CHALLENGE
All the data below goes into the copy word for word, but the pictures don't.

──────── DATA SHOWN

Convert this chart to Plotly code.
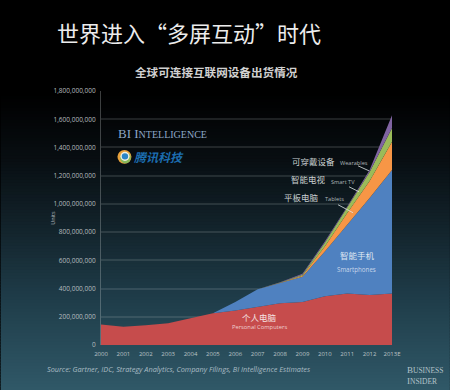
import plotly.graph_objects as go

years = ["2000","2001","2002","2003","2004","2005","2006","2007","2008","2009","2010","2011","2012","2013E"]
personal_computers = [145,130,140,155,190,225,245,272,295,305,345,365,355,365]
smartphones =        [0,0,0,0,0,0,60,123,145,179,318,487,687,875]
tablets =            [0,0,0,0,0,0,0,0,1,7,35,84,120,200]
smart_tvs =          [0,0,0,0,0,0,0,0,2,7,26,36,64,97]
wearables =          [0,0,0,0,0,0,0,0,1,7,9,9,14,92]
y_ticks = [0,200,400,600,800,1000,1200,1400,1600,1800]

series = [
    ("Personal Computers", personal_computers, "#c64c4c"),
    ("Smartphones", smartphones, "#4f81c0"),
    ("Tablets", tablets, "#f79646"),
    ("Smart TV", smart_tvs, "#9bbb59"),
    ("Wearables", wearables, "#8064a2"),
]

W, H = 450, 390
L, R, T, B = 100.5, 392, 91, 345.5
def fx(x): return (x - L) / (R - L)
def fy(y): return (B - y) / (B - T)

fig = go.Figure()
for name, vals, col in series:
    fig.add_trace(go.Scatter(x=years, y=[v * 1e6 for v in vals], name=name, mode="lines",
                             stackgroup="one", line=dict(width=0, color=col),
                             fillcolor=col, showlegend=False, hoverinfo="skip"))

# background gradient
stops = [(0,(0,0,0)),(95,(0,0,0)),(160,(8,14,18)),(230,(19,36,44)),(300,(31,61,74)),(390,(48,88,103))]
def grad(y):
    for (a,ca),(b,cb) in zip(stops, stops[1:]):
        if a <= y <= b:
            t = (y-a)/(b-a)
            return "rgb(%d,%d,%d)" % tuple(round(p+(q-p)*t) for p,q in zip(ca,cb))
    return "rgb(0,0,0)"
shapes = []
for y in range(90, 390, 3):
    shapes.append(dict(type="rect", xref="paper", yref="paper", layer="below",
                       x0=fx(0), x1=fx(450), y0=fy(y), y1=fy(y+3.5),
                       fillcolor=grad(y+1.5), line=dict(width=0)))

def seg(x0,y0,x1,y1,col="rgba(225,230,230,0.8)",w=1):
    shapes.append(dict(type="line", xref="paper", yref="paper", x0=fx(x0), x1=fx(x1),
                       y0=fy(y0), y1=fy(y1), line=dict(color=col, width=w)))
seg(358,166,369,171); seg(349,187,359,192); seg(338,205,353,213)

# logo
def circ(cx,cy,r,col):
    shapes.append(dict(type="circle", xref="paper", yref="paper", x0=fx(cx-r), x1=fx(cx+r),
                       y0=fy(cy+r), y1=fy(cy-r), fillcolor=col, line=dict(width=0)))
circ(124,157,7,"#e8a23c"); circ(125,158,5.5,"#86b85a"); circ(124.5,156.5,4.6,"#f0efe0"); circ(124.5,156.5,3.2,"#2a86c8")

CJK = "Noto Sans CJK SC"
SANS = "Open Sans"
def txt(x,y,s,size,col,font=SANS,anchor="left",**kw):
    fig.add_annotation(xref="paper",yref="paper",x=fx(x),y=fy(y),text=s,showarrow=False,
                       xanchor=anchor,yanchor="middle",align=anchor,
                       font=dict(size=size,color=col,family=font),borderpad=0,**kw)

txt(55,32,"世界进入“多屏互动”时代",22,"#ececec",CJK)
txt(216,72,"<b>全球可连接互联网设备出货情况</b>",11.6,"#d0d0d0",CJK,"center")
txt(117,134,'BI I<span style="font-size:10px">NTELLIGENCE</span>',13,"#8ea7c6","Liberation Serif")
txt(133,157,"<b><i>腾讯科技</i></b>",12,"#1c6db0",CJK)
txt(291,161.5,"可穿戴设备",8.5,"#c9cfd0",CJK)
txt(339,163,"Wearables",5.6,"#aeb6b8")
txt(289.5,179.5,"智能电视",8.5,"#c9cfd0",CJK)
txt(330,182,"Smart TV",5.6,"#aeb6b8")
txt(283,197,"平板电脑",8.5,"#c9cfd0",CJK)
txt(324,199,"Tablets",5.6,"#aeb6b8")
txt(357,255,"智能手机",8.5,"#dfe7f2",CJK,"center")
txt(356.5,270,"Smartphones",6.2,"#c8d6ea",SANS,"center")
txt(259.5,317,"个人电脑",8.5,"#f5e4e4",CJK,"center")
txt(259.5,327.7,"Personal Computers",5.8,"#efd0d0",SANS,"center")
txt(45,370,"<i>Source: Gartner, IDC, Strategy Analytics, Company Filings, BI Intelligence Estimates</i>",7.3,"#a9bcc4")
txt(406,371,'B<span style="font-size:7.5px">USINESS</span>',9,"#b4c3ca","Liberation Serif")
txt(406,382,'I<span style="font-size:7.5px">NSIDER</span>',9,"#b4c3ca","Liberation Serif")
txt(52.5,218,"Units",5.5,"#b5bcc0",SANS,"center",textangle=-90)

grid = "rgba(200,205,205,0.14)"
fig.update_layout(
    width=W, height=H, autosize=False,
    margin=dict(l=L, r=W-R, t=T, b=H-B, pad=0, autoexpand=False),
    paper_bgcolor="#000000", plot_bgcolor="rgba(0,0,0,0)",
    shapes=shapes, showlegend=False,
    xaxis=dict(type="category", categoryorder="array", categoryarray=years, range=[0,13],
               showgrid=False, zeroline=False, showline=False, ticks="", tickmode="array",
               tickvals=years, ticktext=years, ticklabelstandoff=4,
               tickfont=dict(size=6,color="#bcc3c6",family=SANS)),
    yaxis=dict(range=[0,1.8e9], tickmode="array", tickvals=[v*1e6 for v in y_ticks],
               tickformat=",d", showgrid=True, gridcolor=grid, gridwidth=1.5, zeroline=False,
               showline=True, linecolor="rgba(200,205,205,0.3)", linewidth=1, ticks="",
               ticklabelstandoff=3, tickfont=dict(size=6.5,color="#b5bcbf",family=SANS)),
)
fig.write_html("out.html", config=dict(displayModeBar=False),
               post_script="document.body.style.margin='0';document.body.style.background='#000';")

────────────────

SOLUTION BELOW
Convert this chart to Plotly code.
import plotly.graph_objects as go

years = ["2000","2001","2002","2003","2004","2005","2006","2007","2008","2009","2010","2011","2012","2013E"]
personal_computers = [145,130,140,155,190,225,245,272,295,305,345,365,355,365]
smartphones =        [0,0,0,0,0,0,60,123,145,179,318,487,687,875]
tablets =            [0,0,0,0,0,0,0,0,1,7,35,84,120,200]
smart_tvs =          [0,0,0,0,0,0,0,0,2,7,26,36,64,97]
wearables =          [0,0,0,0,0,0,0,0,1,7,9,9,14,92]
y_ticks = [0,200,400,600,800,1000,1200,1400,1600,1800]

series = [
    ("Personal Computers", personal_computers, "#c64c4c"),
    ("Smartphones", smartphones, "#4f81c0"),
    ("Tablets", tablets, "#f79646"),
    ("Smart TV", smart_tvs, "#9bbb59"),
    ("Wearables", wearables, "#8064a2"),
]

W, H = 450, 390
L, R, T, B = 100.5, 392, 91, 345.5
def fx(x): return (x - L) / (R - L)
def fy(y): return (B - y) / (B - T)

fig = go.Figure()
for name, vals, col in series:
    fig.add_trace(go.Scatter(x=years, y=[v * 1e6 for v in vals], name=name, mode="lines",
                             stackgroup="one", line=dict(width=0, color=col),
                             fillcolor=col, showlegend=False, hoverinfo="skip"))

# background gradient
stops = [(0,(0,0,0)),(95,(0,0,0)),(160,(8,14,18)),(230,(19,36,44)),(300,(31,61,74)),(390,(48,88,103))]
def grad(y):
    for (a,ca),(b,cb) in zip(stops, stops[1:]):
        if a <= y <= b:
            t = (y-a)/(b-a)
            return "rgb(%d,%d,%d)" % tuple(round(p+(q-p)*t) for p,q in zip(ca,cb))
    return "rgb(0,0,0)"
shapes = []
for y in range(90, 390, 3):
    shapes.append(dict(type="rect", xref="paper", yref="paper", layer="below",
                       x0=fx(0), x1=fx(450), y0=fy(y), y1=fy(y+3.5),
                       fillcolor=grad(y+1.5), line=dict(width=0)))

def seg(x0,y0,x1,y1,col="rgba(225,230,230,0.8)",w=1):
    shapes.append(dict(type="line", xref="paper", yref="paper", x0=fx(x0), x1=fx(x1),
                       y0=fy(y0), y1=fy(y1), line=dict(color=col, width=w)))
seg(358,166,369,171); seg(349,187,359,192); seg(338,205,353,213)

# logo
def circ(cx,cy,r,col):
    shapes.append(dict(type="circle", xref="paper", yref="paper", x0=fx(cx-r), x1=fx(cx+r),
                       y0=fy(cy+r), y1=fy(cy-r), fillcolor=col, line=dict(width=0)))
circ(124,157,7,"#e8a23c"); circ(125,158,5.5,"#86b85a"); circ(124.5,156.5,4.6,"#f0efe0"); circ(124.5,156.5,3.2,"#2a86c8")

CJK = "Noto Sans CJK SC"
SANS = "Open Sans"
def txt(x,y,s,size,col,font=SANS,anchor="left",**kw):
    fig.add_annotation(xref="paper",yref="paper",x=fx(x),y=fy(y),text=s,showarrow=False,
                       xanchor=anchor,yanchor="middle",align=anchor,
                       font=dict(size=size,color=col,family=font),borderpad=0,**kw)

txt(55,32,"世界进入“多屏互动”时代",22,"#ececec",CJK)
txt(216,72,"<b>全球可连接互联网设备出货情况</b>",11.6,"#d0d0d0",CJK,"center")
txt(117,134,'BI I<span style="font-size:10px">NTELLIGENCE</span>',13,"#8ea7c6","Liberation Serif")
txt(133,157,"<b><i>腾讯科技</i></b>",12,"#1c6db0",CJK)
txt(291,161.5,"可穿戴设备",8.5,"#c9cfd0",CJK)
txt(339,163,"Wearables",5.6,"#aeb6b8")
txt(289.5,179.5,"智能电视",8.5,"#c9cfd0",CJK)
txt(330,182,"Smart TV",5.6,"#aeb6b8")
txt(283,197,"平板电脑",8.5,"#c9cfd0",CJK)
txt(324,199,"Tablets",5.6,"#aeb6b8")
txt(357,255,"智能手机",8.5,"#dfe7f2",CJK,"center")
txt(356.5,270,"Smartphones",6.2,"#c8d6ea",SANS,"center")
txt(259.5,317,"个人电脑",8.5,"#f5e4e4",CJK,"center")
txt(259.5,327.7,"Personal Computers",5.8,"#efd0d0",SANS,"center")
txt(45,370,"<i>Source: Gartner, IDC, Strategy Analytics, Company Filings, BI Intelligence Estimates</i>",7.3,"#a9bcc4")
txt(406,371,'B<span style="font-size:7.5px">USINESS</span>',9,"#b4c3ca","Liberation Serif")
txt(406,382,'I<span style="font-size:7.5px">NSIDER</span>',9,"#b4c3ca","Liberation Serif")
txt(52.5,218,"Units",5.5,"#b5bcc0",SANS,"center",textangle=-90)

grid = "rgba(200,205,205,0.14)"
fig.update_layout(
    width=W, height=H, autosize=False,
    margin=dict(l=L, r=W-R, t=T, b=H-B, pad=0, autoexpand=False),
    paper_bgcolor="#000000", plot_bgcolor="rgba(0,0,0,0)",
    shapes=shapes, showlegend=False,
    xaxis=dict(type="category", categoryorder="array", categoryarray=years, range=[0,13],
               showgrid=False, zeroline=False, showline=False, ticks="", tickmode="array",
               tickvals=years, ticktext=years, ticklabelstandoff=4,
               tickfont=dict(size=6,color="#bcc3c6",family=SANS)),
    yaxis=dict(range=[0,1.8e9], tickmode="array", tickvals=[v*1e6 for v in y_ticks],
               tickformat=",d", showgrid=True, gridcolor=grid, gridwidth=1.5, zeroline=False,
               showline=True, linecolor="rgba(200,205,205,0.3)", linewidth=1, ticks="",
               ticklabelstandoff=3, tickfont=dict(size=6.5,color="#b5bcbf",family=SANS)),
)
fig.write_html("out.html", config=dict(displayModeBar=False),
               post_script="document.body.style.margin='0';document.body.style.background='#000';")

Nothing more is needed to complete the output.